Doctoral candidate Ariane Borges and Kim Nguyen ’22, M.S. ’23, who both work in Professor Arundhati Nag’s lab in the Department of Chemistry and Biochemistry and Molecular Biology Program, recently attended the LEADS Conference of the American Chemical Society in Washington, D.C., where they met David MacMillan, the 2021 Nobel Laureate in Chemistry, and other Nobel laureates.
Borges’ research focuses on protein-protein interactions (PPI) that are essential for cell-signaling pathways. Mutations on proteins involved in PPI are hallmarks of different cancers, hence an increasing interest in inhibiting protein-protein interactions between oncogenic proteins (proteins that can potentially lead to cancer). She is working with Nag to use technologies that inhibit interactions between the SOS protein and the K-Ras protein — which is involved in cell-signaling pathways that control cell growth, proliferation, and apoptosis (cell death) and is often mutated into an oncogenic state.

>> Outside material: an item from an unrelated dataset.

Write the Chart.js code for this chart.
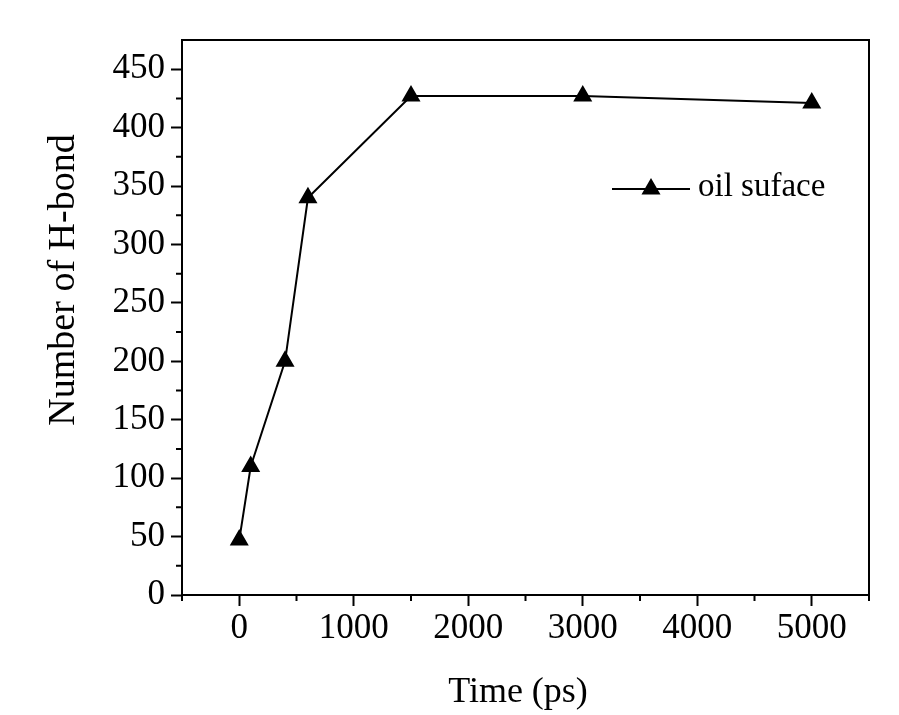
<!DOCTYPE html>
<html>
<head>
<meta charset="utf-8">
<script src="https://cdn.jsdelivr.net/npm/chart.js@4.4.0/dist/chart.umd.min.js"></script>
<style>
  html, body { margin: 0; padding: 0; background: #ffffff; }
  #wrap { width: 899px; height: 715px; }
</style>
</head>
<body>
<div id="wrap"><canvas id="hbondChart" width="899" height="715"></canvas></div>
<script>
// H-bond count on the oil surface over time
const timePs = [0, 100, 400, 600, 1500, 3000, 5000];
const hbondCount = [47, 110, 200, 340, 427, 427, 421];
const seriesName = 'oil suface';
const xTitle = 'Time (ps)';
const yTitle = 'Number of H-bond';

// axis ticks (labelled) and the small ones in between
const xTicks = [0, 1000, 2000, 3000, 4000, 5000];
const xMinor = [-500, 500, 1500, 2500, 3500, 4500, 5500];
const yTicks = [0, 50, 100, 150, 200, 250, 300, 350, 400, 450];
const yMinor = [25, 75, 125, 175, 225, 275, 325, 375, 425];

const serif = "'Liberation Serif', 'Times New Roman', serif";

// box around the plot, minor ticks, axis titles and the legend
const framePlugin = {
    id: 'frame',
    afterDraw(chart) {
        const ctx = chart.ctx;
        const area = chart.chartArea;
        const xs = chart.scales.x;
        const ys = chart.scales.y;
        ctx.save();
        ctx.strokeStyle = '#000';
        ctx.lineWidth = 2;
        ctx.strokeRect(area.left, area.top, area.right - area.left, area.bottom - area.top);

        ctx.beginPath();
        xMinor.forEach(v => {
            const px = xs.getPixelForValue(v);
            ctx.moveTo(px, area.bottom);
            ctx.lineTo(px, area.bottom + 6);
        });
        yMinor.forEach(v => {
            const py = ys.getPixelForValue(v);
            ctx.moveTo(area.left, py);
            ctx.lineTo(area.left - 6, py);
        });
        ctx.stroke();

        ctx.fillStyle = '#000';
        ctx.textAlign = 'center';
        ctx.textBaseline = 'alphabetic';

        // x axis title
        ctx.font = '36px ' + serif;
        ctx.fillText(xTitle, 518, 702);

        // y axis title, sits a bit above the middle like the original
        ctx.save();
        ctx.translate(74, 280);
        ctx.rotate(-Math.PI / 2);
        ctx.font = '38px ' + serif;
        ctx.fillText(yTitle, 0, 0);
        ctx.restore();

        // legend entry
        const ly = 189;
        ctx.beginPath();
        ctx.moveTo(612, ly);
        ctx.lineTo(690, ly);
        ctx.stroke();
        Chart.helpers.drawPoint(ctx, { pointStyle: 'triangle', radius: 9, borderWidth: 1 }, 651, ly);
        ctx.font = '33px ' + serif;
        ctx.textAlign = 'left';
        ctx.textBaseline = 'middle';
        ctx.fillText(seriesName, 698, ly - 2);
        ctx.restore();
    }
};

new Chart(document.getElementById('hbondChart'), {
    type: 'scatter',
    data: {
        datasets: [{
            label: seriesName,
            data: timePs.map((t, i) => ({ x: t, y: hbondCount[i] })),
            showLine: true,
            borderColor: '#000',
            backgroundColor: '#000',
            borderWidth: 2,
            pointStyle: 'triangle',
            pointRadius: 9,
            pointHoverRadius: 9
        }]
    },
    options: {
        responsive: false,
        animation: false,
        layout: { padding: { top: 40, right: 30, left: 0, bottom: 0 } },
        plugins: {
            legend: { display: false },
            tooltip: { enabled: false }
        },
        scales: {
            x: {
                type: 'linear',
                min: -500,
                max: 5500,
                afterBuildTicks: axis => { axis.ticks = xTicks.map(v => ({ value: v })); },
                afterFit: scale => { scale.height = 120; },
                grid: { drawOnChartArea: false, tickLength: 11, tickWidth: 2, tickColor: '#000' },
                border: { display: true, color: '#000', width: 2 },
                ticks: {
                    color: '#000',
                    padding: 2,
                    maxRotation: 0,
                    callback: value => String(value),
                    font: { family: serif, size: 35 }
                }
            },
            y: {
                type: 'linear',
                min: 0,
                max: 475,
                afterBuildTicks: axis => { axis.ticks = yTicks.map(v => ({ value: v })); },
                afterFit: scale => { scale.width = 182; },
                grid: { drawOnChartArea: false, tickLength: 11, tickWidth: 2, tickColor: '#000' },
                border: { display: true, color: '#000', width: 2 },
                ticks: {
                    color: '#000',
                    padding: 6,
                    callback: value => String(value),
                    font: { family: serif, size: 35 }
                }
            }
        }
    },
    plugins: [framePlugin]
});
</script>
</body>
</html>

After completing her Ph.D., Borges plans to start her career in the pharmaceutical industry focusing on chemotherapeutic drug development.
Nguyen is developing bifunctional molecules that aim to inhibit the aggregation of Amyloid beta in Alzheimer’s disease and also sequester metal ions that exacerbate the disorder. “This is a promising approach to further understand and design therapeutics for neurodegenerative diseases like Alzheimer’s,” she says. Nguyen is applying to Ph.D. programs in chemical biology/chemistry this year with the goal of a career in the pharmaceutical industry.